Emīls Dārziņš (1875–1910) personifies the soul of Latvian classical music. He lived to be only 34, had a very talented son, composed 17 choir songs, 19 solo songs (one was destroyed, another one lost), four compositions for symphony orchestra (three destroyed), two fragments for an unfinished opera, wrote reviews and descriptions, and ended up dying a mysterious death on railroad tracks.
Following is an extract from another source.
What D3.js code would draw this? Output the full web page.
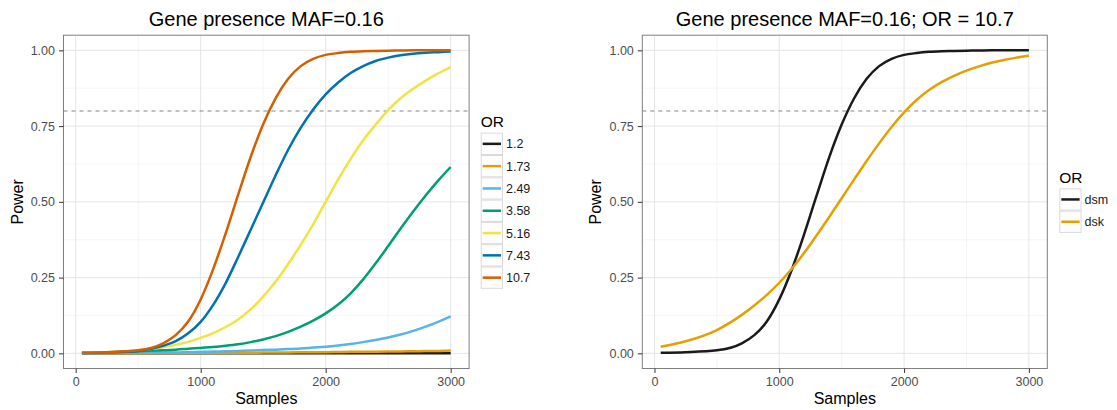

Along with simple, non-pretentious compositions, Dārziņš' oeuvre contains opuses of great symbolic power. Choir music is unthinkable without the majestic "Lauztās priedes" ("Broken Pines"), the serenity of "Mēness starus stīgo" ("Radiant Moon Rays"), the flow of "Senatne" ("Yesteryear"), the tragic "Ciānas bērni" ("The Children of Zion") and the radiant "Sapņu tālumā" ("In Distant Dreams"). Beauty is born when the men's choir sings "Mirdzi kā zvaigzne" ("Shine Like a Star"), "Nāc man līdz!" ("Come with Me!"), "Mūžam zili" ("Forests Forever Blue"), "Es zinu" ("I Know"). The world of solo songs will always include "Aizver actiņas un smaidi" ("Close Your Eyes and Smile"), "Pazudusī laimīte" ("Lost Happiness"), "Teici to stundu, to brīdi" ("Tell Me That Hour"), "Vēl tu rozes plūc" ("Still You Pick Roses"), "Kā zagšus" ("Quietly") and others.
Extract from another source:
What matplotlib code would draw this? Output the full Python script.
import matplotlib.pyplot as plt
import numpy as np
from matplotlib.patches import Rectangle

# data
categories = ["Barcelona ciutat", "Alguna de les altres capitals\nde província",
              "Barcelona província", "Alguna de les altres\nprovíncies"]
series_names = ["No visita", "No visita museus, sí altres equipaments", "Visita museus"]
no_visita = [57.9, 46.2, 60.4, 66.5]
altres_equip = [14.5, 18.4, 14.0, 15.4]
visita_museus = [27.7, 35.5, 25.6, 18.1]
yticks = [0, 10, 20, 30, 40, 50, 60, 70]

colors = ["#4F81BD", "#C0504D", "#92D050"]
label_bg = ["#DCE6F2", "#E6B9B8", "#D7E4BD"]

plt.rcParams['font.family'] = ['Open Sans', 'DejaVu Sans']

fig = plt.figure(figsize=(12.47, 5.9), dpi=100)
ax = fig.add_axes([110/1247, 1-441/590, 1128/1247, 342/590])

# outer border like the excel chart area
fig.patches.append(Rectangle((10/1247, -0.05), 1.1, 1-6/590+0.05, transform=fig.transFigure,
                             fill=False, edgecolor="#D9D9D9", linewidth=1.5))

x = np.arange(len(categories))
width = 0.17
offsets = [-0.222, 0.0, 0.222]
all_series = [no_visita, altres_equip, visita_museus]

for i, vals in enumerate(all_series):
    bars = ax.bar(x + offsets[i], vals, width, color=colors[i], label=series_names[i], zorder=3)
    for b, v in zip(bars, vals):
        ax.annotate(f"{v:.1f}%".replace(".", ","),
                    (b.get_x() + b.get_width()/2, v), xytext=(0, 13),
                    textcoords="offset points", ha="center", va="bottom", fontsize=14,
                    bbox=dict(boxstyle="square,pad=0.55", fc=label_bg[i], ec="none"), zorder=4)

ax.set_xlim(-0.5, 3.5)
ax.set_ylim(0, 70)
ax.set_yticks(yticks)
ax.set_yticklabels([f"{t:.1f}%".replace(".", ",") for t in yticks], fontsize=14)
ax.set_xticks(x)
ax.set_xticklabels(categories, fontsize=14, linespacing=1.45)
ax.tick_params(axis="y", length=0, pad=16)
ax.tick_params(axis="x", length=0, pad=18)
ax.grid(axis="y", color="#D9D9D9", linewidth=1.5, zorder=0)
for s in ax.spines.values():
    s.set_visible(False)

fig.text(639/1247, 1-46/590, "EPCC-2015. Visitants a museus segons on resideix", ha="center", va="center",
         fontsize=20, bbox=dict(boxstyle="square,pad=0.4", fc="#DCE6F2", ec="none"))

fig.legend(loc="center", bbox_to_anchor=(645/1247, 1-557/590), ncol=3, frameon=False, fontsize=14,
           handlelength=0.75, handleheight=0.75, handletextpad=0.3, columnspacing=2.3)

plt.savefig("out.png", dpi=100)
Yet "Valse Mélancolique", to which the collector coin issued by Latvijas Banka is dedicated, stands above all else. After false accusations for plagiarism, Dārziņš destroyed all of his symphony scores, with only "Valse Mélancolique" miraculously escaping this fate. One time, sitting in the dusk in writer Jānis Poruks' garden, Dārziņš had a vision of a white, dreamlike apparition of Our Lady, which became the impulse for the creation of "Valse Mélancolique". The gentle, rolling melody becomes even more melancholy in the solo part for the clarinet. Even in our day and age, when overplayed merriment and optimism seem to be required in human interaction, "Valse Mélancolique" allows us at least to be quiet, if not sad, for a moment.
Poet Jānis Sudrabkalns has described the composition as follows: "It would seem that there could be no simpler and more crystal clear work than this. Yet it is also sophisticated in its multifaceted sparkle. There is the sunny and melancholy southern breeze; the blue autumn shadows blooming in the mist; the quiet wings of thought in the middle part .. and the dying rhythm of the soul, but amongst it all, there seem to be the silvery cobwebs of fall fields, which require fine control."
Emīls Dārziņš was a trailblazer in music criticism and essays. His style was tactful, finely wrought, apt and sometimes pointed. He was among the first to write about Jāzeps Vītols, Alfrēds Kalniņš and the Song Festival; he also wrote an essay in commemoration of Mozart and discussed the history of the opera.
From withering irony to silvery dreaminess – that was the scope of Dārziņš' spirit whose impact we still feel today. His life was short and was hardly spent in luxury; he had a passionate love of music and was a lonely spirit. Dārziņš' work was continued by his son, the outstanding composer and music critic Volfgangs Dārziņš.